Erasmus of Rotterdam is included in a
section of writings from the Reformation period. Among those represented
in the 1600-1900 section that follows are George Fox, William Penn,
John Woolman, William Lloyd Garrison, Frederick Douglass, Sojourner
Truth, Lucretia Mott, Jane Addams and Leo Tolstoy.The book’s
twentieth-century authors include Martin Luther King, Thomas Merton,
Pope John XXIII, Oscar Romero, Stanley Hauerwas, John Howard Yoder,
Dorothy Day, A.J. Muste and André Trocmé. The anthology concludes with
twelve entries written in the past eleven years…
Some of My Best Friends Are Black: The Strange Story of Integration in America Tanner Colby (Penguin) $16.00 This is not about the Jim Crow years, the civil rights struggle or the brave movement of those who followed King’s activism. Rather, it is what race relations were like in more recent years — with institutionalized racism prevalent and de facto segregation common in many place, but all the kids learning about the “I Have a Dream” speech in school. We a just love the diversity vision, but how many are actually experiencing it? It promised in the promo literature to be written with “boundless curiousity and a biting sense of humor.” Since the author had written books on both John Belusi and Chris Farley, I expected it to be interesting and a bit funny. It wasn’t really funny, but, still — what a book!

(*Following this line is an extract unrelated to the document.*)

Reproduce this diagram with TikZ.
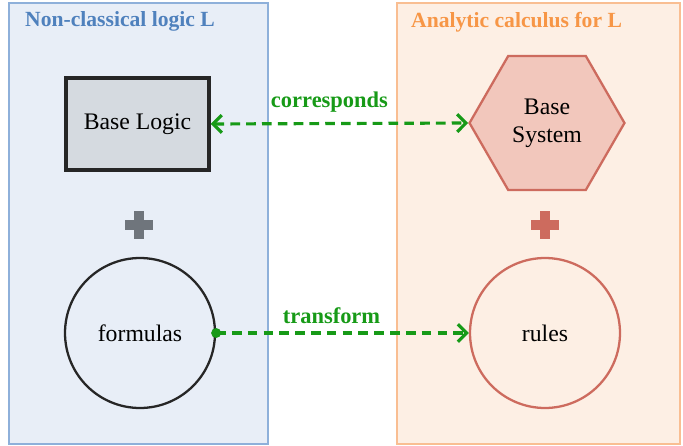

This just came out in paperback and it tells an amazing story of a white guy who realized that he had no black friends. Raised in the white flight world of Alabama in the 70s, he realized he wanted to do something about his insular background. This book not only tells the general story of Colby learning about racial matters in the US, but describes in detail the situation of suburban Birmingham schools, his move to Kansas City and learning of the racist housing policies in that troubled town, the impact of “affirmative action” type protocols in the advertising world of Madison Avenue professionals, and the dramatic story of the efforts of a Catholic Church in a parish in Louisiana. This memoir really explores some unexpected aspects of our culture — both black and white. Many serious reviewers have commended this for being thoughtful and insightful.
Timothy Nafuali says,
In weaving together the personal narratives (including his own) of the Children of White Flight and the Children of the Dream, Tanner Colby has crafted a powerful piece of social commentary and contemporary history. Hugely readable, quirky, and incredibly smart, Some of My Best Friends Are Black present four unforgettable smaller stories to tell the big story of race in today’s America.